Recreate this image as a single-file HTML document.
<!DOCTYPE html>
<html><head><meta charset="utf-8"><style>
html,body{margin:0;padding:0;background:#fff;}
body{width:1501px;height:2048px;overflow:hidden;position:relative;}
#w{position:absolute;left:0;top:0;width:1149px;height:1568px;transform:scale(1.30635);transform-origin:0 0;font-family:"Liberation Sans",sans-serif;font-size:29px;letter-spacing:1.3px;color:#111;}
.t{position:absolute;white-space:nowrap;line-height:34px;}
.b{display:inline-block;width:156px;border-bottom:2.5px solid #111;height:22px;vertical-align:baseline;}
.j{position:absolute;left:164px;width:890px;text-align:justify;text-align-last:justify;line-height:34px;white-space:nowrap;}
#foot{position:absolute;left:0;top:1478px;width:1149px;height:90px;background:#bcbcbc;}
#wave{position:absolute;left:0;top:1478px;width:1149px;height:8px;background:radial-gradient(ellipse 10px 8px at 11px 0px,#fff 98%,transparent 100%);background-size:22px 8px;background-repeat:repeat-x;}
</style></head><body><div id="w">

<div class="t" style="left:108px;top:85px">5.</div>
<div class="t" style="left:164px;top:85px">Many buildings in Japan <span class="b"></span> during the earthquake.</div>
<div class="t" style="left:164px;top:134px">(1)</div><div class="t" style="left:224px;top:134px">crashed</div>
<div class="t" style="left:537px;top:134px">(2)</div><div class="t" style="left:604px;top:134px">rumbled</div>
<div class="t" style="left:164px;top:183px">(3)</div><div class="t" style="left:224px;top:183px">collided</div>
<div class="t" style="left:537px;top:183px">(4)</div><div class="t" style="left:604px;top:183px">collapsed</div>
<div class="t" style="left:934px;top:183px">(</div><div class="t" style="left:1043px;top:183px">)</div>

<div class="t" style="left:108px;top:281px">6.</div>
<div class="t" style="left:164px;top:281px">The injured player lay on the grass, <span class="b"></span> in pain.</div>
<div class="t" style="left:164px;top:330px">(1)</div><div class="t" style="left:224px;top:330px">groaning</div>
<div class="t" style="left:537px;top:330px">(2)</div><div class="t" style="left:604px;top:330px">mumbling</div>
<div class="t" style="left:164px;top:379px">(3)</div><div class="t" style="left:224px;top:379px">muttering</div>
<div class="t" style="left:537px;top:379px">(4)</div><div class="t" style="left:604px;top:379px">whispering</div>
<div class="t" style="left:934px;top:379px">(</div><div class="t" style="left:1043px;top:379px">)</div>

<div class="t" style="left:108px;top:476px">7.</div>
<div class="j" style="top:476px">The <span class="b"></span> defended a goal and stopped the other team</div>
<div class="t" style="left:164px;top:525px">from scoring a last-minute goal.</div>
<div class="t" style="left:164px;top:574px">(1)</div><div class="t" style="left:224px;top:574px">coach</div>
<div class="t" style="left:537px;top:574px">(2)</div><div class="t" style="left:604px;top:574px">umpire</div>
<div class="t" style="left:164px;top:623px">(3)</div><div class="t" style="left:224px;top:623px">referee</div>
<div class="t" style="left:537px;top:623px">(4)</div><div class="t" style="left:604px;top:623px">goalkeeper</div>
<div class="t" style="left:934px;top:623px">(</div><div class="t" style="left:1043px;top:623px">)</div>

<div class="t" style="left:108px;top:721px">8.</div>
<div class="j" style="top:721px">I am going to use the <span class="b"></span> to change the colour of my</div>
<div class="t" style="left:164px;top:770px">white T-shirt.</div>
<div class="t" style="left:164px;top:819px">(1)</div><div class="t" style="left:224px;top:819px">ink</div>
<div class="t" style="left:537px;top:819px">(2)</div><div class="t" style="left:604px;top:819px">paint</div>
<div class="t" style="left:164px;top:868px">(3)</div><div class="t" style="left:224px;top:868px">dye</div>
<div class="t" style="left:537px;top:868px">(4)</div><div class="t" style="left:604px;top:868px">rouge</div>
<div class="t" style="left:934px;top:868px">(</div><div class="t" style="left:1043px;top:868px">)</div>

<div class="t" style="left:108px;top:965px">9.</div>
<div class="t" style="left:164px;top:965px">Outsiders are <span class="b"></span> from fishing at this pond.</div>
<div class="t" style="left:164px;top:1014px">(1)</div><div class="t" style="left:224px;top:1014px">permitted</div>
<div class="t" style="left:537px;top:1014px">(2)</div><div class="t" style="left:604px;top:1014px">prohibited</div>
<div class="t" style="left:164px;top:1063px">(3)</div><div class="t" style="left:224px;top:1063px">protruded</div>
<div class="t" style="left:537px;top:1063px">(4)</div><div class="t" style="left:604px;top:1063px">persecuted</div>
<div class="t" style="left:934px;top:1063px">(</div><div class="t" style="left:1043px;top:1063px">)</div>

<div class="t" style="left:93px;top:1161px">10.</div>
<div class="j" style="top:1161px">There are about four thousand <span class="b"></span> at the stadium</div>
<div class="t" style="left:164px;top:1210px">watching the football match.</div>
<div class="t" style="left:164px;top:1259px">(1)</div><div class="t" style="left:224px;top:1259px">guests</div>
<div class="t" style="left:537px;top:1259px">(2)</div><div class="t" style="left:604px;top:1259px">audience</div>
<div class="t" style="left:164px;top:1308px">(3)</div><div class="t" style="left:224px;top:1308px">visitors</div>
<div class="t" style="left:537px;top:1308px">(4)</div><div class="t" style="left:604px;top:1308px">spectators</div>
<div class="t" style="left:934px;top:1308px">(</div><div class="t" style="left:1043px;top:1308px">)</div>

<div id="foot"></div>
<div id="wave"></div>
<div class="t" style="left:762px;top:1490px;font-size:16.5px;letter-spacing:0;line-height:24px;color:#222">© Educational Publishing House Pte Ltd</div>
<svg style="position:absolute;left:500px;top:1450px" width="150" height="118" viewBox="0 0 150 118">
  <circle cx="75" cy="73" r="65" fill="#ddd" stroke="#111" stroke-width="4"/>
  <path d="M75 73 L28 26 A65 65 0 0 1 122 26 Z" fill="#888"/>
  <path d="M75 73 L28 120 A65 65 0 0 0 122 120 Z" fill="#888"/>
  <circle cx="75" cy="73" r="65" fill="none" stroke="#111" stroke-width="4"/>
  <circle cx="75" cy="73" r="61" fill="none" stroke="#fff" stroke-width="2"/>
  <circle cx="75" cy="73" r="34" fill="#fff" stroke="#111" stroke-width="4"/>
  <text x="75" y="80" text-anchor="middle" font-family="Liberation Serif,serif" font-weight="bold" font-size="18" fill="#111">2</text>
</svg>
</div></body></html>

━━━━━━━━

Extract, from the listing above, every line where the string "this" occurs.

= REPLY TO THE TASK =
Recreate this image as a single-file HTML document.
<div class="t" style="left:164px;top:965px">Outsiders are <span class="b"></span> from fishing at this pond.</div>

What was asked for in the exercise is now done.